Highway work going down in this category was the most significant signal of the IIJA wind down imnpact. Pavement repair on highways is almost entirely federal-dollar-driven, either directly through DOT contracts or indirectly through road-builder subcontracts. Nine contractors doing some highway work versus 14 a year ago, with an average composition of 18.1% among those who did is pretty stark.
Number of Customers and Projects
- 32.5% (13) worked for more than 400 customers, and 50% (20) completed more than 400 projects
- 2.5% (1) worked for 301 to 400 customers, and 7.5% (3) completed 301 to 400 jobs
- 15% (6) worked for 201 to 300 customers, and 5% (2) completed 201 to 300 jobs
- 15% (6) worked for 151 to 200 customers, and 20% (8) completed 151 to 200 jobs
- 12.5% (5) worked for 101 to 150 customers, and 7.5% (3) completed 101 to 150 jobs
- 22.5% (9) worked for fewer than 100 customers, and 10% (4) completed fewer than 100 jobs
The Top 40 ran with a higher concentration at both ends of the customer-count distribution than the TC 2025 Top 50 did. Half completed more than 400 jobs, the same share as a year ago, but the middle of the project-count distribution thinned. The category looks more bimodal in TC 2026, with high-volume generalists at one end and lower-volume specialists at the other.
As we’ve seen throughout the report, all but one of the Top 40 self-performed at least 50% of their work, consistent with the 48 of 50 in TC 2025.
Why It Could Get Worse Before It Gets Better
The honest forecast for the pavement repair sector through TC 2027 and TC 2028 is not encouraging.

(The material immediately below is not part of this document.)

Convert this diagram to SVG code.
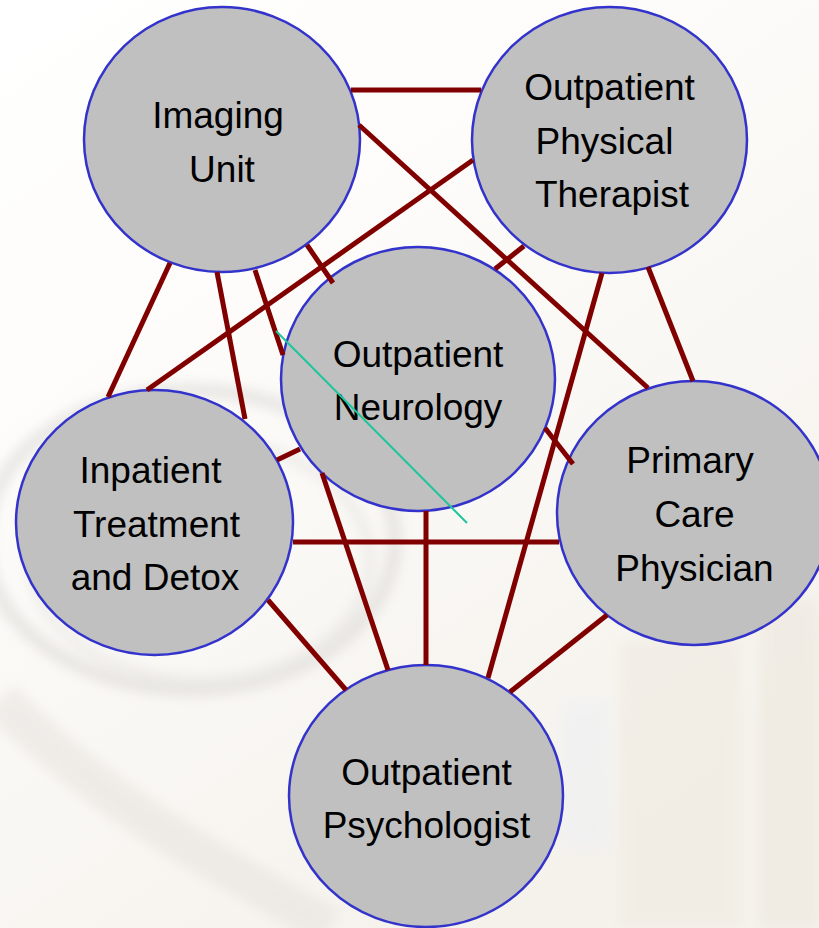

The federal reauthorization that would replace IIJA does not currently have a clear or predictable legislative path. Surface transportation funding mechanisms remain unresolved, and the gap between IIJA's expiration and any successor program is the kind of policy uncertainty that pavement repair specialists cannot price into bids or plan operations around.
If a reauthorization stalls into late-2026 and beyond, the contractors on this list will navigate a multi-year stretch with no clear federal-dollar tailwind and no certainty about when one might return. The CY 2025 contraction in the TC 2026 data could very well prove to be the start of the cycle rather than its valley. Pavement repair specialists who built operating capacity around the IIJA-era surge may need to recalibrate, and the contractors who do that work earliest and most decisively could be the ones who appear on the TC 2027 and TC 2028 lists in the strongest position.
The category's structural fundamentals are sound, as existing pavement maintenance still drove 84.3% of the Top 40's reported work, up from 80.5% in TC 2025. This confirmed that the repair-and-rehabilitation thesis that runs through the entire report applies here as much as anywhere. The market for this work exists and will continue to exist. The question is who funds it, at what scale, and on what timeline.